Off to College – with Food Allergies
To further assist, the staff in food services will buy allergy-friendly foods at wholesale prices, keeping students’ costs lower. “This is their home and we need to be there for them,” explains Heather Seymour, the food services coordinator. The main cafeteria station also just implemented a no-nuts and no-peanuts policy in time for the fall semester.
Still, such accommodations are not yet the norm. Some of the top institutions of higher learning offer no special accommodations or directives for making substitutions in the meal plans. UWO’s nutritionist notes, however, that the food services staff does attend an annual training session with Anaphylaxis Canada on safe food handling, and that students are encouraged to work with the chefs and supervisors to ensure that safe options are available.
If you’re in residence at U of T, the administration recommends that allergic students work with the food services company to find appropriate dining choices. But as you must take part in the meal plan, this is not foolproof.
In residence, Creese asked the food services staff about ingredients at every meal. Yet in first year, she fairly often took ill after eating.
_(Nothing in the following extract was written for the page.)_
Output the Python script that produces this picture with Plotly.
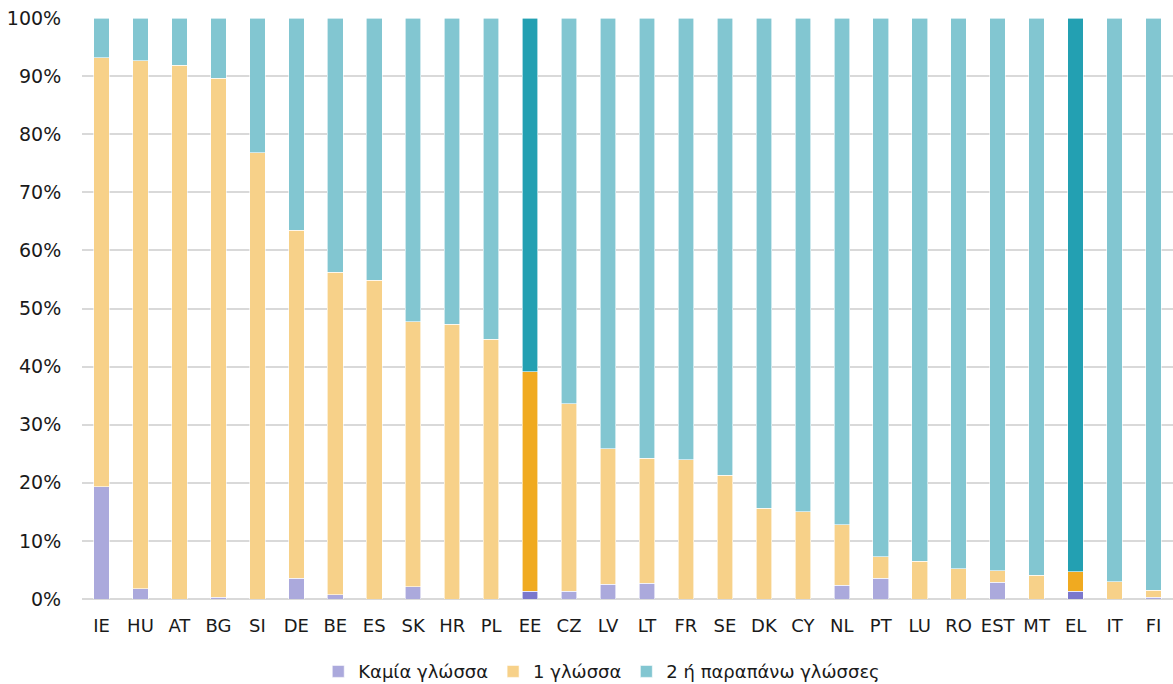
import plotly.graph_objects as go

countries = ["IE", "HU", "AT", "BG", "SI", "DE", "BE", "ES", "SK", "HR", "PL", "EE", "CZ", "LV",
             "LT", "FR", "SE", "DK", "CY", "NL", "PT", "LU", "RO", "EST", "MT", "EL", "IT", "FI"]

# values (in %): share with no language, cumulative top of "1 language"
none_pct = [19.3, 1.8, 0.0, 0.3, 0.0, 3.6, 0.7, 0.0, 2.1, 0.0, 0.0, 1.3, 1.3, 2.5,
            2.7, 0.0, 0.0, 0.0, 0.0, 2.4, 3.6, 0.0, 0.0, 2.9, 0.0, 1.3, 0.0, 0.3]
cum_one = [93.2, 92.6, 91.9, 89.6, 76.8, 63.5, 56.2, 54.9, 47.7, 47.3, 44.7, 39.1, 33.6, 25.9,
           24.2, 24.0, 21.3, 15.6, 15.0, 12.8, 7.3, 6.5, 5.2, 4.9, 4.1, 4.7, 3.0, 1.5]

one_pct = [round(c - n, 2) for c, n in zip(cum_one, none_pct)]
two_pct = [round(100 - c, 2) for c in cum_one]

series_names = ["Καμία γλώσσα", "1 γλώσσα", "2 ή παραπάνω γλώσσες"]
highlight = ["EE", "EL"]

base_colors = ["#ABA9DC", "#F7D189", "#82C6D1"]
hi_colors = ["#7B77CC", "#F0AA20", "#23A0B2"]

fig = go.Figure()
for name, vals, bc, hc in zip(series_names, [none_pct, one_pct, two_pct], base_colors, hi_colors):
    colors = [hc if c in highlight else bc for c in countries]
    fig.add_trace(go.Bar(
        x=countries, y=[v / 100 for v in vals], name=name,
        marker=dict(color=colors, line=dict(color="white", width=0.6)),
    ))

fig.update_layout(
    barmode="stack",
    bargap=0.6,
    width=1173, height=684,
    margin=dict(l=82, r=0, t=18, b=85, autoexpand=False),
    paper_bgcolor="white", plot_bgcolor="white",
    font=dict(family="DejaVu Sans, sans-serif", size=18, color="#1A1A1A"),
    showlegend=True,
    legend=dict(orientation="h", x=0.513, xanchor="center", xref="container",
                y=0.018, yanchor="middle", yref="container", bgcolor="rgba(0,0,0,0)",
                font=dict(size=18), traceorder="normal", itemwidth=30),
)
fig.update_yaxes(range=[0, 1.0], tickformat=".0%", dtick=0.1, showgrid=True,
                 gridcolor="#D9D9D9", gridwidth=1.5, zeroline=True, zerolinecolor="#D9D9D9",
                 zerolinewidth=1.5, ticks="outside", ticklen=16, tickcolor="rgba(0,0,0,0)",
                 ticklabeloverflow="allow", tickfont=dict(size=19))
fig.update_xaxes(showgrid=False, ticks="", showline=False, ticklabelstandoff=14,
                 tickfont=dict(size=18))

fig.write_html("out.html", config={"displayModeBar": False},
               post_script="document.body.style.margin='0';")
Eventually, the student became the “meal plan fairy,” giving away her cafeteria tickets to friends.
Determined to spend the four years in residence, Creese had to pay for food she wouldn’t eat. “That’s $12,000 down the drain,” she says. But she ate well in her room: her mother lived 45 minutes away and was able to freeze meals that her daughter could microwave.
“It is difficult in university to create a safe environment,” says Creese, who is now married and completing a Masters of Science at the University of Guelph. “The [food services staff] were insensitive. Even the other food places on campus can be truculent when you ask about ingredients.”
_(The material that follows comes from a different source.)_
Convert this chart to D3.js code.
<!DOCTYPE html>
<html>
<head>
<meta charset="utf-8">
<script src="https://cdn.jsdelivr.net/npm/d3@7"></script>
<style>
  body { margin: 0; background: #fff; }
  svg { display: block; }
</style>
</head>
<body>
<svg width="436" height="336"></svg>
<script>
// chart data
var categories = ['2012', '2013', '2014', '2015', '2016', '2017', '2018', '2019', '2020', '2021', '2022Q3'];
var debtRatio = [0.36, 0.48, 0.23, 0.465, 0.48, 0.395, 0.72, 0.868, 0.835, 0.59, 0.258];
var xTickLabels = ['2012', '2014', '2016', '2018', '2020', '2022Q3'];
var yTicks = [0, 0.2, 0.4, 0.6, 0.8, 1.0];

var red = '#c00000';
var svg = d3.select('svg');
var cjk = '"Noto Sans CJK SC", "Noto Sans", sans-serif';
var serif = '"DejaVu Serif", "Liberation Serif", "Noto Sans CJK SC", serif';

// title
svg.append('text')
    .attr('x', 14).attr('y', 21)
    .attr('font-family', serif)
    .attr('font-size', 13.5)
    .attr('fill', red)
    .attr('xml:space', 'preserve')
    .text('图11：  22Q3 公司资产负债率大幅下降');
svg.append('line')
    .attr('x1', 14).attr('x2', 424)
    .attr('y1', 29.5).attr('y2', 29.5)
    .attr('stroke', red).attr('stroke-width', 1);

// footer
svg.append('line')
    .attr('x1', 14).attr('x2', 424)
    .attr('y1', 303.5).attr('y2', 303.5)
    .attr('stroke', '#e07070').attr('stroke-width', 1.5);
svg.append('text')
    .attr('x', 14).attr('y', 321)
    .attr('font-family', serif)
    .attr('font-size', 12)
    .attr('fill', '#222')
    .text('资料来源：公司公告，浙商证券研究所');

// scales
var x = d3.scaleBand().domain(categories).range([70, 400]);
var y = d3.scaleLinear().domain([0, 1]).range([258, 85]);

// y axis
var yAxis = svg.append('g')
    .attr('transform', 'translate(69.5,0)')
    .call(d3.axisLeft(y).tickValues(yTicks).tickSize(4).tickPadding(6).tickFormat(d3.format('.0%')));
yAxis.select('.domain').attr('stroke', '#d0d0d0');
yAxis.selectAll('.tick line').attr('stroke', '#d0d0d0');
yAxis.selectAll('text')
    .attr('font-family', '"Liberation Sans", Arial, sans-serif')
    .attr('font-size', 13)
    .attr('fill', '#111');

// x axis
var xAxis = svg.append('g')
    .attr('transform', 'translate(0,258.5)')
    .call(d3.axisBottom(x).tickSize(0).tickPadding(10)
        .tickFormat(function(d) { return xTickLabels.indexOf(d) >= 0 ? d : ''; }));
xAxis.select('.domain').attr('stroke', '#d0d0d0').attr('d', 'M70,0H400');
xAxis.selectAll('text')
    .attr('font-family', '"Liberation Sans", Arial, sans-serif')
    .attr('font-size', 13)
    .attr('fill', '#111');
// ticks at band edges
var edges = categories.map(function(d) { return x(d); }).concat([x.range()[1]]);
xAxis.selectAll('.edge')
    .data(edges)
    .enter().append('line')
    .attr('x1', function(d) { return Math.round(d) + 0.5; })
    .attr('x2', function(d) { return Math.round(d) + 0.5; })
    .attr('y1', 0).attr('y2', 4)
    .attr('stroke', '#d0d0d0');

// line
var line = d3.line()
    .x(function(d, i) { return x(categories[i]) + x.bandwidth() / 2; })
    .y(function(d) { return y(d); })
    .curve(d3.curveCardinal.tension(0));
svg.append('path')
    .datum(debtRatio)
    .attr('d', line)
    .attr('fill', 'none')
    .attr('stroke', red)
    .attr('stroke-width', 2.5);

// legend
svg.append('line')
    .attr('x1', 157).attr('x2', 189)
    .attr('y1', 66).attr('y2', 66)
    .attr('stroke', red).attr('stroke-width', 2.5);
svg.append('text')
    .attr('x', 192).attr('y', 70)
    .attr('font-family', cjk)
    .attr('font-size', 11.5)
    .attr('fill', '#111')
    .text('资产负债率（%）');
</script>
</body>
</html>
Change may be slow, but it is coming as more institutions try to work out arrangements for students with allergies. Montreal’s Concordia University only has 200 kids in residence and while staff haven’t had to accommodate severe food allergies, the institution did remove all of the carpets in the dorms to reduce environmental allergens.
Last year, the Canadian Mennonite University in Winnipeg announced a scent-free policy, encouraging its students to avoid certain perfumed products in consideration of those with asthma or sensitivities to chemicals.
South of the border, the range of accommodation of food allergies at U.S. universities and colleges is similarly broad. Western Washington University in Bellingham, Wash., for example, does not collect allergy information when admitting freshmen.
New students with allergies are directed to the school’s registered dietitian, who states on the university’s website that while 3 per cent of the population think they have allergies, only 1 per cent have “true allergies”. (According to the latest medical studies, the incidence has in fact risen to about 4 per cent in the general population.)
But then there is the University of Michigan in Ann Arbor, which provides a lot of helpful information for students, including lists of unsafe menu items for different food allergies and tips on how to handle emergency situations at college.
Anne Muñoz-Furlong, CEO and founder of the Virginia-based Food Allergy & Anaphylaxis Network, says that in the past five years, U.S. universities have “made very positive steps” toward accommodating students with allergies. While FAAN offers a free food service training program for universities, it is really the students who are driving the issue, she says.
“The kids have created a need for schools to get on board. Any school that wants to stay competitive will have to become food allergy friendly.” Muñoz-Furlong notes that Brown and Cornell universities, in particular, have both worked with FAAN to develop proactive policies for allergic students.